What is the bond tent strategy?
The bond tent is an asset allocation strategy where you heavily increase your bond holdings in the five years leading up to retirement, creating a peak of safety precisely when you are most vulnerable. During your first decade of retirement, you spend down those bonds to fund your life, slowly returning your portfolio to a higher stock allocation over time.
Can I just use the four percent rule and be safe?
The four percent rule is a historical observation, not a guarantee. If you retire during a period of high stock valuations and low interest rates, a four percent initial withdrawal rate may fail if you experience a poor sequence of returns. Many modern advisors recommend a starting withdrawal rate closer to 3.3 percent for a stronger margin of safety.
How does delaying Social Security help with sequence risk?
Delaying Social Security until age seventy maximizes your guaranteed, inflation adjusted monthly payout. This larger guaranteed income stream drastically reduces the amount of money you are forced to extract from your volatile investment portfolio to cover your fixed living expenses, lowering your exposure to market crashes.
Should I move all my money to cash to avoid sequence risk?
Moving your entire portfolio to cash guarantees failure through inflation. You will lose purchasing power every single year. You must maintain a significant allocation to equities to provide the growth necessary to fund a thirty year retirement. The goal is to isolate the risk using a cash buffer, not eliminate growth entirely.
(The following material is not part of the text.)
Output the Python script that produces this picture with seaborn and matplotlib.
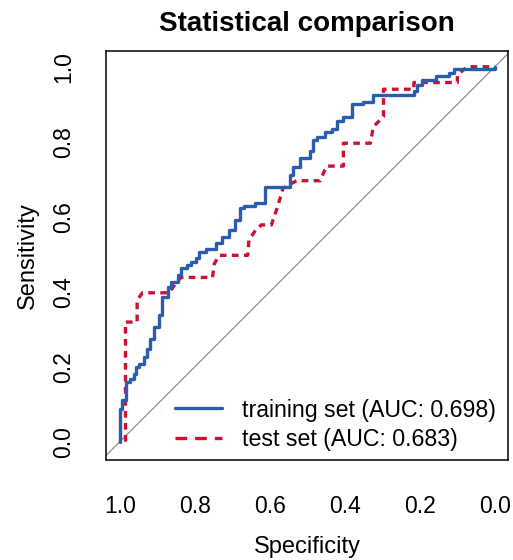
import numpy as np
import pandas as pd
import matplotlib
matplotlib.use("Agg")
import matplotlib.pyplot as plt
from matplotlib.lines import Line2D
import seaborn as sns

# ROC curve vertices (specificity, sensitivity)
train_spec = [1.000, 1.000, 0.995, 0.985, 0.973, 0.962, 0.958, 0.949, 0.936, 0.927,
              0.920, 0.909, 0.895, 0.887, 0.873, 0.864, 0.846, 0.837, 0.820, 0.810,
              0.797, 0.788, 0.770, 0.743, 0.727, 0.708, 0.694, 0.681, 0.668, 0.641,
              0.614, 0.601, 0.547, 0.547, 0.539, 0.520, 0.493, 0.485, 0.475, 0.453,
              0.435, 0.422, 0.406, 0.381, 0.353, 0.324, 0.297, 0.216, 0.207, 0.194,
              0.158, 0.123, 0.109, 0.073, 0.000, 0.000]
train_sens = [0.000, 0.052, 0.087, 0.110, 0.159, 0.168, 0.181, 0.199, 0.208, 0.227,
              0.248, 0.275, 0.306, 0.337, 0.386, 0.413, 0.426, 0.444, 0.462, 0.471,
              0.479, 0.489, 0.506, 0.515, 0.530, 0.545, 0.564, 0.591, 0.622, 0.628,
              0.636, 0.678, 0.678, 0.693, 0.711, 0.733, 0.756, 0.774, 0.805, 0.812,
              0.827, 0.833, 0.854, 0.867, 0.901, 0.907, 0.925, 0.925, 0.934, 0.952,
              0.965, 0.974, 0.983, 0.994, 0.994, 1.000]

test_spec = [0.985, 0.985, 0.954, 0.954, 0.940, 0.869, 0.851, 0.837, 0.753, 0.748,
             0.735, 0.659, 0.656, 0.641, 0.623, 0.596, 0.578, 0.565, 0.529, 0.466,
             0.449, 0.404, 0.404, 0.332, 0.324, 0.297, 0.297, 0.216, 0.216, 0.100,
             0.100, 0.073, 0.000]
test_sens = [0.000, 0.319, 0.319, 0.377, 0.397, 0.397, 0.422, 0.438, 0.438, 0.475,
             0.497, 0.497, 0.537, 0.560, 0.578, 0.578, 0.631, 0.676, 0.696, 0.696,
             0.735, 0.735, 0.796, 0.796, 0.840, 0.867, 0.940, 0.940, 0.958, 0.958,
             0.979, 1.000, 1.000]

labels = ["training set (AUC: 0.698)", "test set (AUC: 0.683)"]
blue = "#2B5DAF"
red = "#CC1133"

sns.set_style("white")
plt.rcParams["font.family"] = ["Liberation Sans", "DejaVu Sans"]
plt.rcParams["text.color"] = "black"
plt.rcParams["axes.labelcolor"] = "black"

fig = plt.figure(figsize=(5.13, 5.60), dpi=100)
ax = fig.add_axes([106 / 513, 1 - 460 / 560, 402 / 513, 409 / 560])

# chance line
ax.plot([1.1, -0.1], [-0.1, 1.1], color="#999999", lw=1.0, zorder=1)

train = pd.DataFrame({"spec": train_spec, "sens": train_sens})
test = pd.DataFrame({"spec": test_spec, "sens": test_sens})
sns.lineplot(data=train, x="spec", y="sens", sort=False, estimator=None,
             color=blue, lw=2.4, ax=ax, zorder=3, drawstyle="steps-pre")
sns.lineplot(data=test, x="spec", y="sens", sort=False, estimator=None,
             color=red, lw=2.4, ax=ax, zorder=2)
ax.lines[-1].set_dashes([2.0, 1.6])

ax.set_xlim(1.037, -0.035)
ax.set_ylim(-0.049, 1.042)
ax.set_xticks([1.0, 0.8, 0.6, 0.4, 0.2, 0.0])
ax.set_yticks([0.0, 0.2, 0.4, 0.6, 0.8, 1.0])
ax.set_xticklabels(["1.0", "0.8", "0.6", "0.4", "0.2", "0.0"])
ax.set_yticklabels(["0.0", "0.2", "0.4", "0.6", "0.8", "1.0"])
ax.tick_params(axis="both", direction="out", length=9.5, width=1.0,
               labelsize=16.5, color="black", labelcolor="black")
ax.tick_params(axis="x", pad=15.5)
ax.tick_params(axis="y", pad=12.5)
plt.setp(ax.get_yticklabels(), rotation=90, va="center")
for s in ax.spines.values():
    s.set_color("black")
    s.set_linewidth(1.1)

ax.set_xlabel("Specificity", fontsize=17, labelpad=13)
ax.set_ylabel("Sensitivity", fontsize=17, labelpad=10)
fig.text(307 / 513, 1 - 24 / 560, "Statistical comparison", fontsize=20,
         fontweight="bold", ha="center", va="center")

handles = [Line2D([], [], color=blue, lw=2.4),
           Line2D([], [], color=red, lw=2.4, dashes=[3.5, 2.4])]
ax.legend(handles, labels, loc="lower left", bbox_to_anchor=(0.172, 0.022),
          frameon=False, fontsize=16.7, handlelength=2.0, handletextpad=0.9,
          labelspacing=0.28, borderpad=0, borderaxespad=0)

fig.savefig("out.png", dpi=100)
Legal Disclaimer: The information provided in this article is for educational and informational purposes only and does not constitute financial, investment, or tax advice. Market conditions, inflation rates, and tax regulations change constantly. Individual financial circumstances dictate appropriate asset allocation and withdrawal strategies. Always consult with a certified financial planner, a registered investment advisor, or a qualified tax professional before making any investment decisions, liquidating assets, or altering your retirement income strategy. Past performance of any asset class does not guarantee future results.